Another cover song in their repertoire is the Carpenters hit “Superstar,” a depressive ballad about a pop singer who abandons the narrator after a one-night stand but continues to haunt her as a voice on the radio. In interviews Keanu denies that there’s any particular reason they decide to record this one. It’s on their second album, Happy Ending, which comes out in 2000. The cover is a simple black-and-white photo of the band standing against a stone wall; Keanu is on the left, eyes downcast, still trying to go unnoticed.
Dogstar played their final US show in July 2001, in Laughlin, Nevada, and—while it’s somehow difficult to imagine a band this extremely nineties existing after 9/11—played their final show ever in 2002, at the Ebisu Garden Hall in Tokyo.

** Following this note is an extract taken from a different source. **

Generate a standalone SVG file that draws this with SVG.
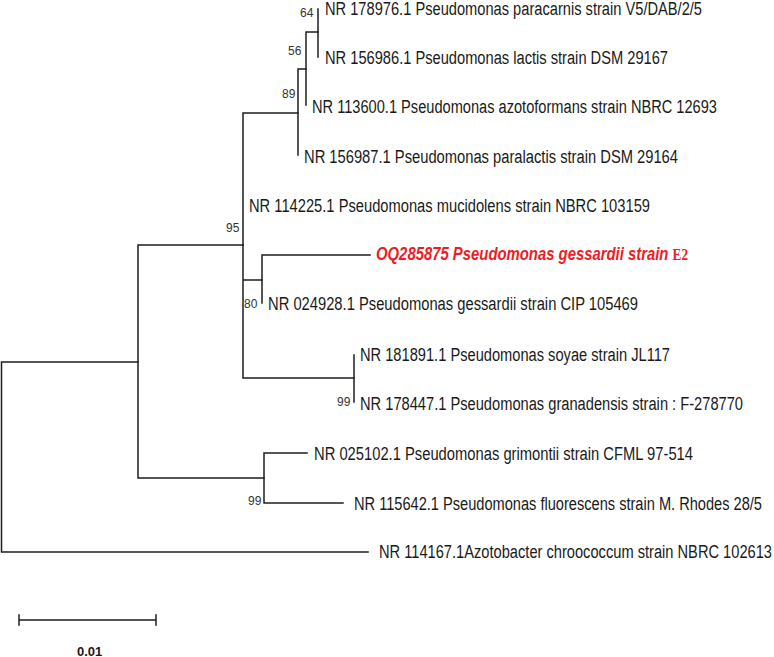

Mailhouse goes on to play drums in a band called Becky; the singer is his girlfriend, Real World: Seattle alumnus Rebecca Lord, and Keanu plays a little bass on their one album, 2006’s Take It on the Chin.
Years later, when the public-facing part of the Dogstar thing is all over, the guys in the band who weren’t Keanu will give interviews saying it was hard to know if they were ever really reaching people as a band, or if people would have paid to stand in a small club or a giant arena and watch Keanu do just about anything—card tricks, sock puppetry, mime. They will say this as if they didn’t know what the answer was the whole time.